SLUG: Pop music seems to be something that makes up the framework of I WANNA SEE WHAT DEATH IS LIKE, but filtered through a stylistically omnivorous and experimental lens. Can you please outline your relationship to pop music and how you approach these conventions/influences with Don’t do it, Neil?

Harper: The funny thing is, I wasn’t necessarily trying to be experimental. I was just doing what felt natural to me. I really, deeply, sincerely love pop music. And for this album and my last, I went in thinking I was just gonna make pop songs, but they always come out a little off-kilter—probably because I have a really broad range of musical influences, some of which are extremely specific (I mean, how many people still actively listen to the Breath of Fire III or Fruits Basket soundtracks?).

I like knowing how things work. The structures, sounds and formulas of pop music really interest me. But I hate feeling confined. I like knowing the rules and knowing how to follow them when it suits me, and I like breaking and subverting them just as much. Mainstream pop is a capitalist project anyway. Its innovations deserve to be expropriated.

SLUG: Your music also seems to jut and jolt around a lot, moving between wildly different sections or tracks or moods quite quickly. What inspires/informs this writing style? How do you feel like this interacts with your lyrical subjects?

Harper: Maybe because of my own struggles with extreme polarization, I’ve always been drawn to sharp contrasts and juxtapositions, and that kind of polarity just seems to naturally express itself in my own music and art without even thinking. Like, if I was a playlist, I’d just be a bunch of BTS, Miguel and Code Orange songs alternating into eternity.

I was processing so much during the period that inspired this album. I felt so many different ways towards the person I was detaching from—and felt so many different ways towards myself, at that. It was a constant switching of feelings, opinions and perspectives, and it feels to me like that thematic content could really only be expressed by violent musical contrasts. I’d even say at points, the lyrics are a little vague—mostly because I didn’t want this to be an intimate, exhibitionistic call-out of the aforementioned person, I just wanted to express my particular struggles. So it’s the music and production that gives those moments their color, power and sting.

SLUG: What effect do you hope I WANNA SEE WHAT DEATH IS LIKE has on listeners?

Harper: I really just hope people like it because it sounds great. I don’t necessarily expect everyone to automatically relate to the subject matter nor grasp the specific nuances of why it felt so important to write a whole album about. But, for those who can relate a little more, I want them to feel less alone and to pay more attention to themselves. I’m not trying to set an example or be heroic on the album or anything. I don’t condone my venom, my ideation or my brooding, yet I don’t disown it either. And maybe it seems extra hoping that people will get better at self-compassion, especially with an album like this, but fundamentally that is what this album was for me—an act of compassion for myself.

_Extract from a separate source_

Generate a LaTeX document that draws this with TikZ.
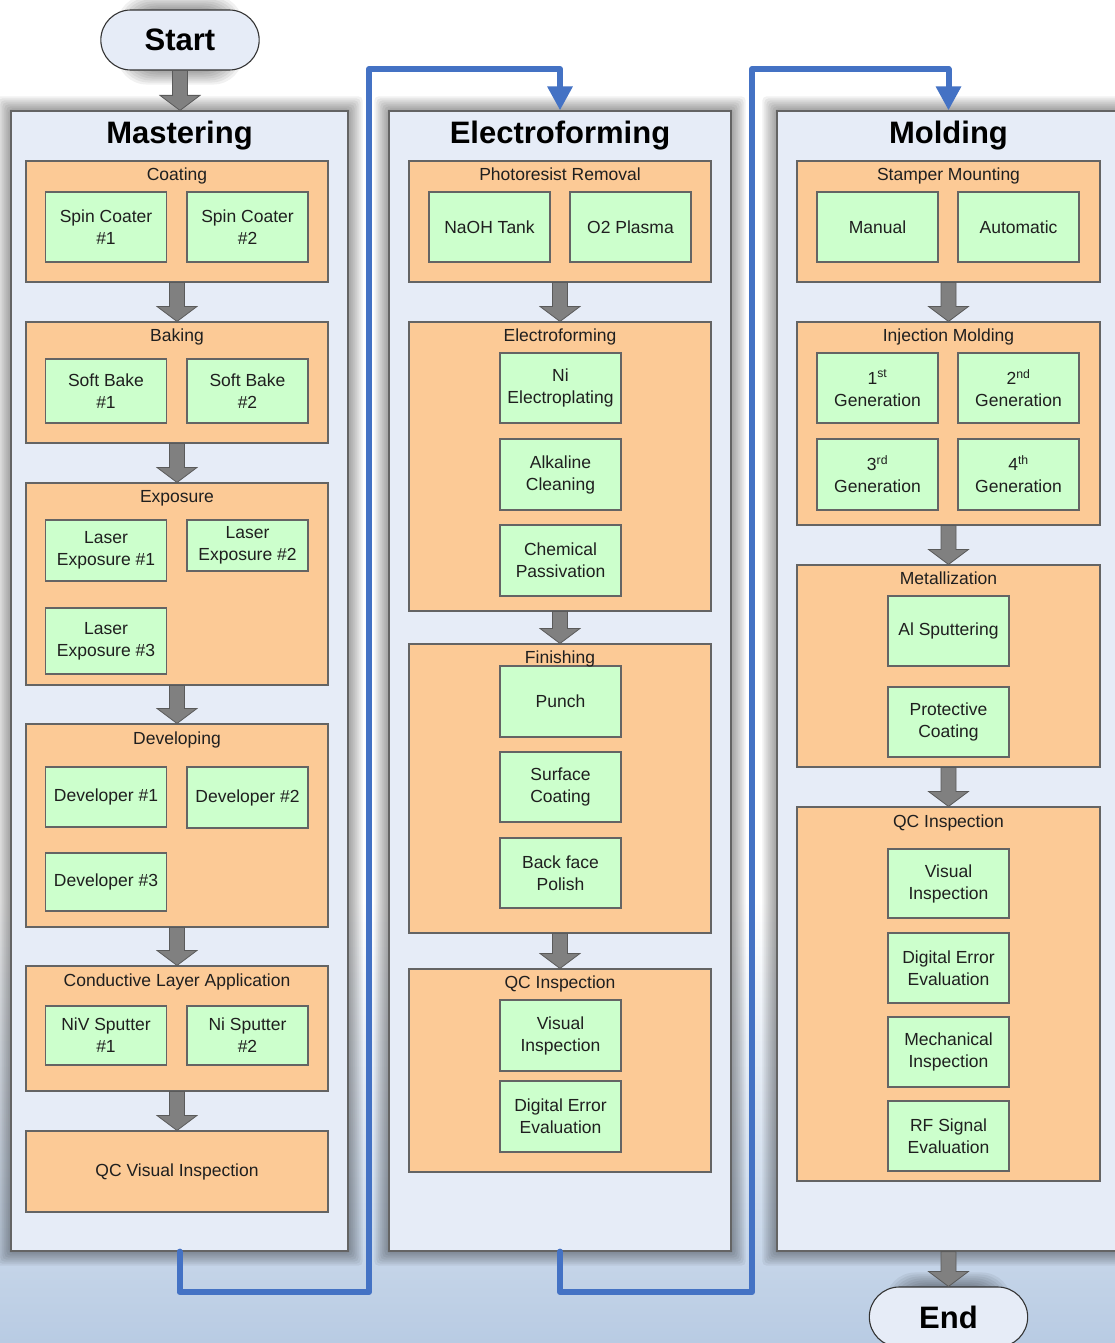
\documentclass[tikz,border=0pt]{standalone}
\usepackage{fontspec}
\setmainfont{Liberation Sans}
\usetikzlibrary{positioning,arrows.meta,calc,shapes.misc}
\definecolor{panelfill}{RGB}{230,236,247}
\definecolor{stagefill}{RGB}{252,202,150}
\definecolor{unitfill}{RGB}{204,255,204}
\definecolor{edgegray}{RGB}{100,100,100}
\definecolor{arrowgray}{RGB}{128,128,128}
\definecolor{arrowdark}{RGB}{90,90,90}
\definecolor{flowblue}{RGB}{68,114,196}
\definecolor{bgblue}{RGB}{184,203,227}
\pgfdeclarelayer{back}
\pgfdeclarelayer{glow}
\pgfsetlayers{back,glow,main}
% gray block arrow between two stages
\newcommand{\stepdown}[2]{%
  \draw[blockarr] let \p1=(#1), \p2=(#2) in
    (\x1-7.5pt,\y1) -- (\x1+7.5pt,\y1) -- (\x1+7.5pt,\y2+15pt) -- (\x1+20pt,\y2+15pt)
    -- (\x1,\y2) -- (\x1-20pt,\y2+15pt) -- (\x1-7.5pt,\y2+15pt) -- cycle;}
% soft shadow round a node
\newcommand{\glowbox}[2]{%
  \foreach \g in {1,...,7}
    \fill[black, opacity=0.055, rounded corners=#2]
      ($(#1.south west)+(-2*\g pt,-2*\g pt)$) rectangle ($(#1.north east)+(2*\g pt,2*\g pt)$);}

\begin{document}
\begin{tikzpicture}[x=1pt, y=-1pt,
  every node/.style={font=\fontsize{17.5}{22}\selectfont, text=black!88},
  panel/.style={draw=edgegray, line width=1.2pt, fill=panelfill, minimum height=1140pt, minimum width=#1},
  stage/.style={draw=edgegray, line width=1.1pt, fill=stagefill, minimum width=302pt, minimum height=#1},
  unit/.style={draw=edgegray, line width=1.1pt, fill=unitfill, minimum width=121pt, minimum height=#1,
               align=center, inner sep=2pt},
  unit/.default=70pt,
  lab/.style={inner sep=0pt, anchor=base},
  title/.style={font=\fontsize{31}{36}\selectfont\bfseries, text=black, inner sep=0pt, anchor=base},
  terminal/.style={rounded rectangle, draw=black!80, line width=1.1pt, fill=panelfill,
                   minimum width=165pt, minimum height=60pt, font=\fontsize{31}{36}\selectfont\bfseries, text=black},
  blockarr/.style={fill=arrowgray, draw=arrowdark, line width=0.8pt},
  flow/.style={draw=flowblue, line width=6pt, line join=round, line cap=round,
               -{Triangle[width=24pt,length=24pt]}}]
\useasboundingbox (0,0) rectangle (1115,1343);
\begin{pgfonlayer}{back}
  \fill[white] (0,0) rectangle (1115,1343);
  \shade[top color=white, bottom color=bgblue] (0,900) rectangle (1115,1343);
\end{pgfonlayer}

% panels
\node[terminal] (start) at (180,40) {Start};
\node[panel=337pt] (mast) at (179.5,681) {};
\node[panel=342pt] (elec) at (560,681) {};
\node[panel=343pt] (mold) at (948.5,681) {};
\node[terminal] (end) at (948.5,1317) {End};
\node[title] at ($(mast.north)+(0,33)$) {Mastering};
\node[title] at ($(elec.north)+(0,33)$) {Electroforming};
\node[title] at ($(mold.north)+(0,33)$) {Molding};
\begin{pgfonlayer}{glow}
  \glowbox{start}{30pt}
  \glowbox{end}{30pt}
  \glowbox{mast}{4pt}
  \glowbox{elec}{4pt}
  \glowbox{mold}{4pt}
\end{pgfonlayer}

% Mastering
\node[stage=121pt] (coat) at (177,221.5) {};
\node[unit] (spin1) at (106,227) {Spin Coater\\\#1};
\node[unit] (spin2) at (247.5,227) {Spin Coater\\\#2};
\node[stage=121pt] (bake) at (177,382.5) {};
\node[unit=64pt] (soft1) at (106,391) {Soft Bake\\\#1};
\node[unit=64pt] (soft2) at (247.5,391) {Soft Bake\\\#2};
\node[stage=202pt] (expo) at (177,584) {};
\node[unit=61pt] (laser1) at (106,550.5) {Laser\\Exposure \#1};
\node[unit=51pt] (laser2) at (247.5,545.5) {Laser\\Exposure \#2};
\node[unit=66pt] (laser3) at (106,641) {Laser\\Exposure \#3};
\node[stage=203pt] (devel) at (177,825.5) {};
\node[unit=60pt] (dev1) at (106,797) {Developer \#1};
\node[unit=61pt] (dev2) at (247.5,797.5) {Developer \#2};
\node[unit=58pt] (dev3) at (106,882) {Developer \#3};
\node[stage=125pt] (cond) at (177,1028.5) {};
\node[unit=59pt] (niv1) at (106,1035.5) {NiV Sputter\\\#1};
\node[unit=59pt] (ni2) at (247.5,1035.5) {Ni Sputter\\\#2};
\node[stage=81pt] (qcvis) at (177,1171.5) {QC Visual Inspection};
\node[lab] at ($(coat.north)+(0,20)$) {Coating};
\node[lab] at ($(bake.north)+(0,20)$) {Baking};
\node[lab] at ($(expo.north)+(0,20)$) {Exposure};
\node[lab] at ($(devel.north)+(0,21)$) {Developing};
\node[lab] at ($(cond.north)+(0,21)$) {Conductive Layer Application};

% Electroforming
\node[stage=121pt] (resist) at (560,221.5) {};
\node[unit] (naoh) at (489.5,227) {NaOH Tank};
\node[unit] (plasma) at (630.5,227) {O2 Plasma};
\node[stage=289pt] (eform) at (560,466.5) {};
\node[unit] (nielec) at (560.5,388) {Ni\\Electroplating};
\node[unit=71pt] (alkal) at (560.5,474.5) {Alkaline\\Cleaning};
\node[unit=71pt] (passiv) at (560.5,560.5) {Chemical\\Passivation};
\node[stage=289pt] (finish) at (560,788.5) {};
\node[unit=71pt] (punch) at (560.5,701.5) {Punch};
\node[unit] (surf) at (560.5,787) {Surface\\Coating};
\node[unit] (polish) at (560.5,873) {Back face\\Polish};
\node[stage=203pt] (eqc) at (560,1070.5) {};
\node[unit=71pt] (evis) at (560.5,1035.5) {Visual\\Inspection};
\node[unit=71pt] (edig) at (560.5,1116.5) {Digital Error\\Evaluation};
\node[lab] at ($(resist.north)+(0,20)$) {Photoresist Removal};
\node[lab] at ($(eform.north)+(0,20)$) {Electroforming};
\node[lab] at ($(finish.north)+(0,20)$) {Finishing};
\node[lab] at ($(eqc.north)+(0,20)$) {QC Inspection};

% Molding
\node[stage=121pt, minimum width=303pt] (mount) at (948.5,221.5) {};
\node[unit] (manual) at (877.5,227) {Manual};
\node[unit] (auto) at (1018.5,227) {Automatic};
\node[stage=203pt, minimum width=303pt] (inject) at (948.5,423.5) {};
\node[unit] (gen1) at (877.5,388) {1\textsuperscript{st}\\Generation};
\node[unit] (gen2) at (1018.5,388) {2\textsuperscript{nd}\\Generation};
\node[unit=71pt] (gen3) at (877.5,474.5) {3\textsuperscript{rd}\\Generation};
\node[unit=71pt] (gen4) at (1018.5,474.5) {4\textsuperscript{th}\\Generation};
\node[stage=202pt, minimum width=303pt] (metal) at (948.5,666) {};
\node[unit] (alsput) at (948.5,631) {Al Sputtering};
\node[unit] (protect) at (948.5,722) {Protective\\Coating};
\node[stage=374pt, minimum width=303pt] (mqc) at (948.5,994) {};
\node[unit=69pt] (mvis) at (948.5,883.5) {Visual\\Inspection};
\node[unit] (mdig) at (948.5,968) {Digital Error\\Evaluation};
\node[unit] (mech) at (948.5,1052) {Mechanical\\Inspection};
\node[unit] (rf) at (948.5,1136) {RF Signal\\Evaluation};
\node[lab] at ($(mount.north)+(0,20)$) {Stamper Mounting};
\node[lab] at ($(inject.north)+(0,20)$) {Injection Molding};
\node[lab] at ($(metal.north)+(0,20)$) {Metallization};
\node[lab] at ($(mqc.north)+(0,21)$) {QC Inspection};

% gray arrows
\stepdown{start.south}{mast.north}
\stepdown{coat.south}{bake.north}
\stepdown{bake.south}{expo.north}
\stepdown{expo.south}{devel.north}
\stepdown{devel.south}{cond.north}
\stepdown{cond.south}{qcvis.north}
\stepdown{resist.south}{eform.north}
\stepdown{eform.south}{finish.north}
\stepdown{finish.south}{eqc.north}
\stepdown{mount.south}{inject.north}
\stepdown{inject.south}{metal.north}
\stepdown{metal.south}{mqc.north}
\stepdown{mold.south}{end.north}

% blue connectors between panels
\coordinate (lane1) at (369,1292);
\coordinate (lane1top) at (369,69);
\coordinate (lane2) at (752,1292);
\coordinate (lane2top) at (752,69);
\draw[flow] (mast.south) |- (lane1) -- (lane1top) -| (elec.north);
\draw[flow] (elec.south) |- (lane2) -- (lane2top) -| (mold.north);
\end{tikzpicture}
\end{document}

I hope others can do that for themselves too, even if it’s imperfect, a little dark, fucked-up, and murky.

SLUG: Obviously the release of this album is a big milestone for you. That being said, what do you have planned/what do you hope for in regards to the future of Don’t do it, Neil?

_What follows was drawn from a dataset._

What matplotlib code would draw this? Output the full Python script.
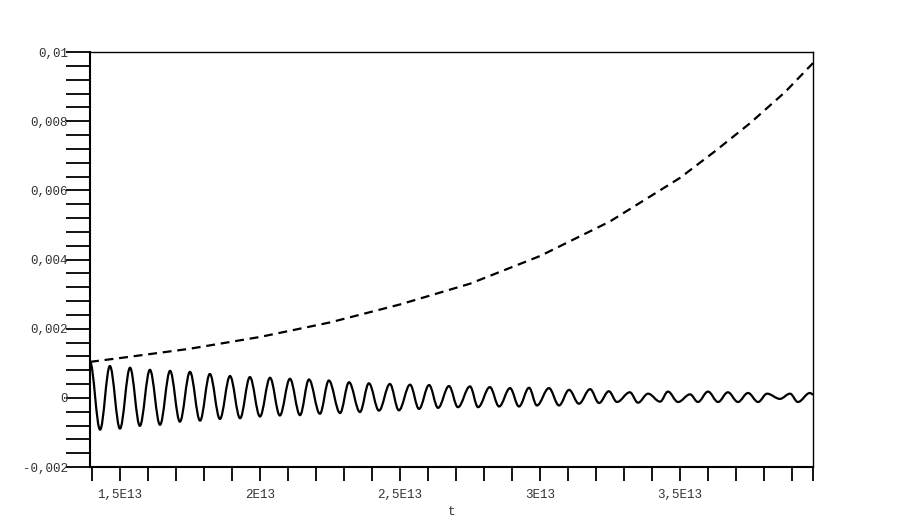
import matplotlib
matplotlib.use("Agg")
import matplotlib.pyplot as plt
from matplotlib.path import Path
from matplotlib.patches import PathPatch
from matplotlib.ticker import FixedLocator, FuncFormatter

# oscillating solution: extrema (t in units of 1E13)
t_osc = [1.393, 1.429, 1.464, 1.500, 1.536, 1.571, 1.607, 1.643, 1.679, 1.714,
         1.750, 1.786, 1.821, 1.857, 1.893, 1.929, 1.964, 2.000, 2.036, 2.071,
         2.107, 2.143, 2.175, 2.214, 2.246, 2.286, 2.318, 2.357, 2.389, 2.425,
         2.464, 2.496, 2.536, 2.568, 2.604, 2.636, 2.675, 2.707, 2.750, 2.779,
         2.821, 2.854, 2.893, 2.925, 2.961, 2.989, 3.032, 3.068, 3.104, 3.139,
         3.179, 3.211, 3.246, 3.275, 3.321, 3.350, 3.386, 3.429, 3.457, 3.493,
         3.536, 3.564, 3.600, 3.636, 3.671, 3.707, 3.743, 3.779, 3.811, 3.857,
         3.893, 3.921, 3.964, 3.975]
y_osc = [0.00104, -0.00092, 0.00092, -0.00089, 0.00087, -0.00081, 0.00081, -0.00078,
         0.00078, -0.00069, 0.00075, -0.00066, 0.00069, -0.00061, 0.00063, -0.00059,
         0.00060, -0.00054, 0.00058, -0.00051, 0.00055, -0.00050, 0.00053, -0.00046,
         0.00050, -0.00044, 0.00045, -0.00041, 0.00042, -0.00037, 0.00040, -0.00036,
         0.00038, -0.00032, 0.00037, -0.00029, 0.00034, -0.00027, 0.00033, -0.00027,
         0.00031, -0.00025, 0.00028, -0.00025, 0.00029, -0.00022, 0.00028, -0.00022,
         0.00023, -0.00017, 0.00025, -0.00015, 0.00019, -0.00012, 0.00016, -0.00014,
         0.00012, -0.00011, 0.00018, -0.00012, 0.00010, -0.00012, 0.00018, -0.00012,
         0.00016, -0.00012, 0.00014, -0.00012, 0.00012, -0.00003, 0.00012, -0.00012,
         0.00014, 0.00010]

# growing curve (dashed)
t_env = [1.393, 1.50, 1.75, 2.00, 2.25, 2.50, 2.75, 3.00, 3.25, 3.50, 3.625, 3.75,
         3.875, 3.975]
y_env = [0.00104, 0.00115, 0.00142, 0.00176, 0.00218, 0.00270, 0.00330, 0.00410,
         0.00510, 0.00636, 0.00713, 0.00794, 0.00884, 0.00968]

t_min, t_max = 1.393, 3.975
y_min, y_max = -0.002, 0.01
x_major = [1.5, 2.0, 2.5, 3.0, 3.5]
y_major = [-0.002, 0, 0.002, 0.004, 0.006, 0.008, 0.01]

mono = "Liberation Mono"

fig = plt.figure(figsize=(9.03, 5.20), dpi=100)
ax = fig.add_axes([90/903, 1-467/520, (813-90)/903, (467-52)/520])

# smooth the oscillation between extrema with cubic bezier pieces
# (horizontal tangent at each extremum, like a sine)
c = 0.3634
xs = [t*1e13 for t in t_osc]
verts = [(xs[0], y_osc[0])]
codes = [Path.MOVETO]
for i in range(1, len(xs)):
    dx = xs[i] - xs[i-1]
    verts += [(xs[i-1] + c*dx, y_osc[i-1]), (xs[i] - c*dx, y_osc[i]), (xs[i], y_osc[i])]
    codes += [Path.CURVE4]*3
ax.add_patch(PathPatch(Path(verts, codes), fill=False, edgecolor="black", lw=1.6))

ax.plot([t*1e13 for t in t_env], y_env, color="black", lw=1.6, dashes=(4, 2.6))

ax.set_xlim(t_min*1e13, t_max*1e13)
ax.set_ylim(y_min, y_max)

ax.xaxis.set_major_locator(FixedLocator([v*1e13 for v in x_major]))
ax.xaxis.set_minor_locator(FixedLocator([v/10*1e13 for v in range(14, 40)] + [t_max*1e13]))
ax.yaxis.set_major_locator(FixedLocator(y_major))
ax.yaxis.set_minor_locator(FixedLocator([round(-0.002 + 0.0004*i, 5) for i in range(31)]))

def xfmt(v, pos):
    s = "%g" % (v/1e13)
    return s.replace(".", ",") + "E13"

def yfmt(v, pos):
    if abs(v) < 1e-12:
        return "0"
    return ("%g" % v).replace(".", ",")

ax.xaxis.set_major_formatter(FuncFormatter(xfmt))
ax.yaxis.set_major_formatter(FuncFormatter(yfmt))

ax.tick_params(axis="x", which="both", direction="out", length=10, width=1.3,
               pad=6, labelsize=9, labelcolor="#333333")
ax.tick_params(axis="y", which="both", direction="out", length=17, width=1.3,
               pad=-1, labelsize=9, labelcolor="#333333")
for lab in ax.get_xticklabels() + ax.get_yticklabels():
    lab.set_family(mono)

ax.spines["left"].set_linewidth(1.5)
ax.spines["bottom"].set_linewidth(1.5)
ax.spines["top"].set_linewidth(1.0)
ax.spines["right"].set_linewidth(1.0)

fig.text(452/903, 1-506/520, "t", family=mono, fontsize=9, color="#333333",
         ha="center", va="top")

fig.savefig("out.png", dpi=100)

Harper: Everything that happened with the suicide attempt—a.k.a. everything I was dealing with on this album—that was all a major psychological milestone for me. It brought up a lot for me, and I had to work through it because it was the only way to be okay afterwards. So I don’t expect everything to be perfect, but I feel like some of the biggest goliaths I’d been fighting in my life have, at least for now, been put to rest. So I’d like to write about things other than love or attachment. I’d like to maybe write something fun. Potentially even happy. But we’ll see.